Exercise prompt
Give back every line exactly as it appears, pictures excluded.

Dataset extract
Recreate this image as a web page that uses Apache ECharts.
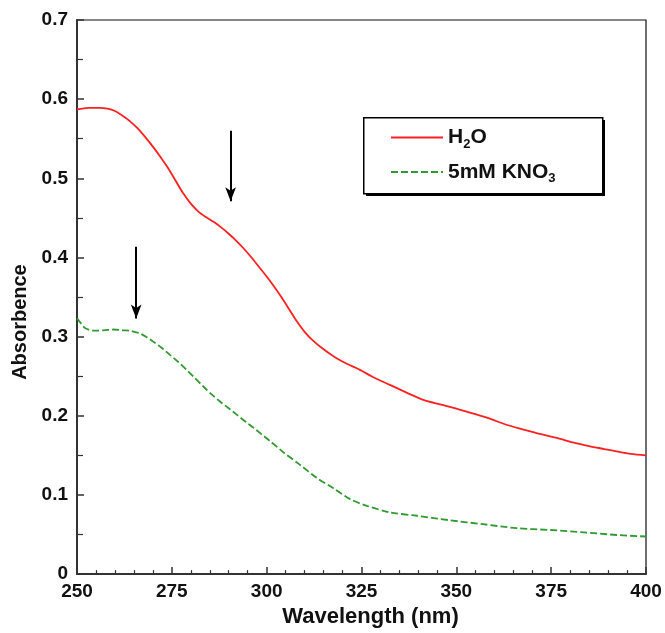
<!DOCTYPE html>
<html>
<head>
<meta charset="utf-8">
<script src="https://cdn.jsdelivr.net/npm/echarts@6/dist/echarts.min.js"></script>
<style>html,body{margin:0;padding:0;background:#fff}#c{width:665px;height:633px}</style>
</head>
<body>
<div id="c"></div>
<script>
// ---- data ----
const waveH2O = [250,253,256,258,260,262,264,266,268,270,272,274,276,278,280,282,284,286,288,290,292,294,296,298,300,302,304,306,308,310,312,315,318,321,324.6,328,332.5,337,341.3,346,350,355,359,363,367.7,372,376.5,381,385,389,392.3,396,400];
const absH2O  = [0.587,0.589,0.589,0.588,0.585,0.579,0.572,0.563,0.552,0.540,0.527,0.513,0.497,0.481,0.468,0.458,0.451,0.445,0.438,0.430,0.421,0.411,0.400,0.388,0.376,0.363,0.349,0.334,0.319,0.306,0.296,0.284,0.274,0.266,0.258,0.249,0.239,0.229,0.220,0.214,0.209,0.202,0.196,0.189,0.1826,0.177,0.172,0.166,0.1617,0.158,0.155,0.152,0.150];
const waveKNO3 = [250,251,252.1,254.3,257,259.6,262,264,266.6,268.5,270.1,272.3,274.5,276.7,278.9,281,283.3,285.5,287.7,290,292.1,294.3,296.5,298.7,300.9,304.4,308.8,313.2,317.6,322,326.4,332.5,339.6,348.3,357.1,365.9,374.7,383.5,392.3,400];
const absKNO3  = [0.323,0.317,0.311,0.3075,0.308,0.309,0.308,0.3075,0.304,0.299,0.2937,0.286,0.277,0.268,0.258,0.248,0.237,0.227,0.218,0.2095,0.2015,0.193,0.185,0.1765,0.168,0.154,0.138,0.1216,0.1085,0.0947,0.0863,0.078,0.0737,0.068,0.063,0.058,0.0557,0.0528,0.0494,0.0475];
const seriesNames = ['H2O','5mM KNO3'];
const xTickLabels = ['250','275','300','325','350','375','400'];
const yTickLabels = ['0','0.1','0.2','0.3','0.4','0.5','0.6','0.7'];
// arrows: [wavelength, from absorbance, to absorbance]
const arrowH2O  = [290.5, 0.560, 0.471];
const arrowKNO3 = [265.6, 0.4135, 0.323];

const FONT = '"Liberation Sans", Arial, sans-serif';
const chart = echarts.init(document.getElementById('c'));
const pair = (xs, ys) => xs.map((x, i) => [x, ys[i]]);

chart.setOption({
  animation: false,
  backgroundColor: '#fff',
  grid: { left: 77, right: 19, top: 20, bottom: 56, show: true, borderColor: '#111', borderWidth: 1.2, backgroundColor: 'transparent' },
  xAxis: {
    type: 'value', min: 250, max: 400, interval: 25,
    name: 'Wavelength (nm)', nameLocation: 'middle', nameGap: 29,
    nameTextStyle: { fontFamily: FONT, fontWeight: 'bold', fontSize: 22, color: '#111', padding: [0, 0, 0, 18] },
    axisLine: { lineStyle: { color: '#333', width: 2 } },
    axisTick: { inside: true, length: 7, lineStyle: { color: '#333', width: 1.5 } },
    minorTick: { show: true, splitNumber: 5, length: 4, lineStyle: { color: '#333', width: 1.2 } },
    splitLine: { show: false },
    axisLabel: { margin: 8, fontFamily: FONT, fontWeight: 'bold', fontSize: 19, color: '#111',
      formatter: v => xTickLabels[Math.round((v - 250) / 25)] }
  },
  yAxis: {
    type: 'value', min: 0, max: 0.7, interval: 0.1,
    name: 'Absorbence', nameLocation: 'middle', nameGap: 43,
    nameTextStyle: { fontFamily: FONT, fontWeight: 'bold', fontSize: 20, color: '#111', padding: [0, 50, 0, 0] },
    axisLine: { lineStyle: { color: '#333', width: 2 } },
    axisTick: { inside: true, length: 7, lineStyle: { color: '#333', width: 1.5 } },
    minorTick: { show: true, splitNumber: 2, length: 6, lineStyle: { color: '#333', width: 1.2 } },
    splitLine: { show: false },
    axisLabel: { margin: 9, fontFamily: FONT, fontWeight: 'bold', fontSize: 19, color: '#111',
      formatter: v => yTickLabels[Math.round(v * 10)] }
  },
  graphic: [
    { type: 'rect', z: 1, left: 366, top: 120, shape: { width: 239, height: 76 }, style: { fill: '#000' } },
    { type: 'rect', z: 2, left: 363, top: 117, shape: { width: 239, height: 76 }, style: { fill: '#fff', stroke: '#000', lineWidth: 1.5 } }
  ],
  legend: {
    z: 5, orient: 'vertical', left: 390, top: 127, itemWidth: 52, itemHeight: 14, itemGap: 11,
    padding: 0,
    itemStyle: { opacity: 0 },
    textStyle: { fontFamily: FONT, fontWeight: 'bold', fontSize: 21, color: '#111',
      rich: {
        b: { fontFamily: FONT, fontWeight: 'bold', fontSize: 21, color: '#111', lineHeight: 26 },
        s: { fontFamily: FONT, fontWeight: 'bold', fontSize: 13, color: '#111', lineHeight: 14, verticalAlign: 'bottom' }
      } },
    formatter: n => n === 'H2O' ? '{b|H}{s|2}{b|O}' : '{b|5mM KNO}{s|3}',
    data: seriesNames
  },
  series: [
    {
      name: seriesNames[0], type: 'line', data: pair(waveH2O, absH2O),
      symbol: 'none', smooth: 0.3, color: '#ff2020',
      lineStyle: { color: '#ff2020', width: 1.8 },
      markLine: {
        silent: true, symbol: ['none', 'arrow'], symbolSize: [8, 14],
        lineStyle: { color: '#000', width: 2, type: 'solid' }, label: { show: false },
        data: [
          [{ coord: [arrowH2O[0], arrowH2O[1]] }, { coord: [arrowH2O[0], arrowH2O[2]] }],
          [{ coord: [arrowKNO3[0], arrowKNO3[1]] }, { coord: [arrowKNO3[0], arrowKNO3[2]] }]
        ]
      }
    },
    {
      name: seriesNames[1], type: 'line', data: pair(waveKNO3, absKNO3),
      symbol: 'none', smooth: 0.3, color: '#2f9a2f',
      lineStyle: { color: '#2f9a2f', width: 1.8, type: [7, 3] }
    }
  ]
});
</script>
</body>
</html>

Full answer
Recreate this image as a web page that uses Apache ECharts.
<!DOCTYPE html>
<html>
<head>
<meta charset="utf-8">
<script src="https://cdn.jsdelivr.net/npm/echarts@6/dist/echarts.min.js"></script>
<style>html,body{margin:0;padding:0;background:#fff}#c{width:665px;height:633px}</style>
</head>
<body>
<div id="c"></div>
<script>
// ---- data ----
const waveH2O = [250,253,256,258,260,262,264,266,268,270,272,274,276,278,280,282,284,286,288,290,292,294,296,298,300,302,304,306,308,310,312,315,318,321,324.6,328,332.5,337,341.3,346,350,355,359,363,367.7,372,376.5,381,385,389,392.3,396,400];
const absH2O  = [0.587,0.589,0.589,0.588,0.585,0.579,0.572,0.563,0.552,0.540,0.527,0.513,0.497,0.481,0.468,0.458,0.451,0.445,0.438,0.430,0.421,0.411,0.400,0.388,0.376,0.363,0.349,0.334,0.319,0.306,0.296,0.284,0.274,0.266,0.258,0.249,0.239,0.229,0.220,0.214,0.209,0.202,0.196,0.189,0.1826,0.177,0.172,0.166,0.1617,0.158,0.155,0.152,0.150];
const waveKNO3 = [250,251,252.1,254.3,257,259.6,262,264,266.6,268.5,270.1,272.3,274.5,276.7,278.9,281,283.3,285.5,287.7,290,292.1,294.3,296.5,298.7,300.9,304.4,308.8,313.2,317.6,322,326.4,332.5,339.6,348.3,357.1,365.9,374.7,383.5,392.3,400];
const absKNO3  = [0.323,0.317,0.311,0.3075,0.308,0.309,0.308,0.3075,0.304,0.299,0.2937,0.286,0.277,0.268,0.258,0.248,0.237,0.227,0.218,0.2095,0.2015,0.193,0.185,0.1765,0.168,0.154,0.138,0.1216,0.1085,0.0947,0.0863,0.078,0.0737,0.068,0.063,0.058,0.0557,0.0528,0.0494,0.0475];
const seriesNames = ['H2O','5mM KNO3'];
const xTickLabels = ['250','275','300','325','350','375','400'];
const yTickLabels = ['0','0.1','0.2','0.3','0.4','0.5','0.6','0.7'];
// arrows: [wavelength, from absorbance, to absorbance]
const arrowH2O  = [290.5, 0.560, 0.471];
const arrowKNO3 = [265.6, 0.4135, 0.323];

const FONT = '"Liberation Sans", Arial, sans-serif';
const chart = echarts.init(document.getElementById('c'));
const pair = (xs, ys) => xs.map((x, i) => [x, ys[i]]);

chart.setOption({
  animation: false,
  backgroundColor: '#fff',
  grid: { left: 77, right: 19, top: 20, bottom: 56, show: true, borderColor: '#111', borderWidth: 1.2, backgroundColor: 'transparent' },
  xAxis: {
    type: 'value', min: 250, max: 400, interval: 25,
    name: 'Wavelength (nm)', nameLocation: 'middle', nameGap: 29,
    nameTextStyle: { fontFamily: FONT, fontWeight: 'bold', fontSize: 22, color: '#111', padding: [0, 0, 0, 18] },
    axisLine: { lineStyle: { color: '#333', width: 2 } },
    axisTick: { inside: true, length: 7, lineStyle: { color: '#333', width: 1.5 } },
    minorTick: { show: true, splitNumber: 5, length: 4, lineStyle: { color: '#333', width: 1.2 } },
    splitLine: { show: false },
    axisLabel: { margin: 8, fontFamily: FONT, fontWeight: 'bold', fontSize: 19, color: '#111',
      formatter: v => xTickLabels[Math.round((v - 250) / 25)] }
  },
  yAxis: {
    type: 'value', min: 0, max: 0.7, interval: 0.1,
    name: 'Absorbence', nameLocation: 'middle', nameGap: 43,
    nameTextStyle: { fontFamily: FONT, fontWeight: 'bold', fontSize: 20, color: '#111', padding: [0, 50, 0, 0] },
    axisLine: { lineStyle: { color: '#333', width: 2 } },
    axisTick: { inside: true, length: 7, lineStyle: { color: '#333', width: 1.5 } },
    minorTick: { show: true, splitNumber: 2, length: 6, lineStyle: { color: '#333', width: 1.2 } },
    splitLine: { show: false },
    axisLabel: { margin: 9, fontFamily: FONT, fontWeight: 'bold', fontSize: 19, color: '#111',
      formatter: v => yTickLabels[Math.round(v * 10)] }
  },
  graphic: [
    { type: 'rect', z: 1, left: 366, top: 120, shape: { width: 239, height: 76 }, style: { fill: '#000' } },
    { type: 'rect', z: 2, left: 363, top: 117, shape: { width: 239, height: 76 }, style: { fill: '#fff', stroke: '#000', lineWidth: 1.5 } }
  ],
  legend: {
    z: 5, orient: 'vertical', left: 390, top: 127, itemWidth: 52, itemHeight: 14, itemGap: 11,
    padding: 0,
    itemStyle: { opacity: 0 },
    textStyle: { fontFamily: FONT, fontWeight: 'bold', fontSize: 21, color: '#111',
      rich: {
        b: { fontFamily: FONT, fontWeight: 'bold', fontSize: 21, color: '#111', lineHeight: 26 },
        s: { fontFamily: FONT, fontWeight: 'bold', fontSize: 13, color: '#111', lineHeight: 14, verticalAlign: 'bottom' }
      } },
    formatter: n => n === 'H2O' ? '{b|H}{s|2}{b|O}' : '{b|5mM KNO}{s|3}',
    data: seriesNames
  },
  series: [
    {
      name: seriesNames[0], type: 'line', data: pair(waveH2O, absH2O),
      symbol: 'none', smooth: 0.3, color: '#ff2020',
      lineStyle: { color: '#ff2020', width: 1.8 },
      markLine: {
        silent: true, symbol: ['none', 'arrow'], symbolSize: [8, 14],
        lineStyle: { color: '#000', width: 2, type: 'solid' }, label: { show: false },
        data: [
          [{ coord: [arrowH2O[0], arrowH2O[1]] }, { coord: [arrowH2O[0], arrowH2O[2]] }],
          [{ coord: [arrowKNO3[0], arrowKNO3[1]] }, { coord: [arrowKNO3[0], arrowKNO3[2]] }]
        ]
      }
    },
    {
      name: seriesNames[1], type: 'line', data: pair(waveKNO3, absKNO3),
      symbol: 'none', smooth: 0.3, color: '#2f9a2f',
      lineStyle: { color: '#2f9a2f', width: 1.8, type: [7, 3] }
    }
  ]
});
</script>
</body>
</html>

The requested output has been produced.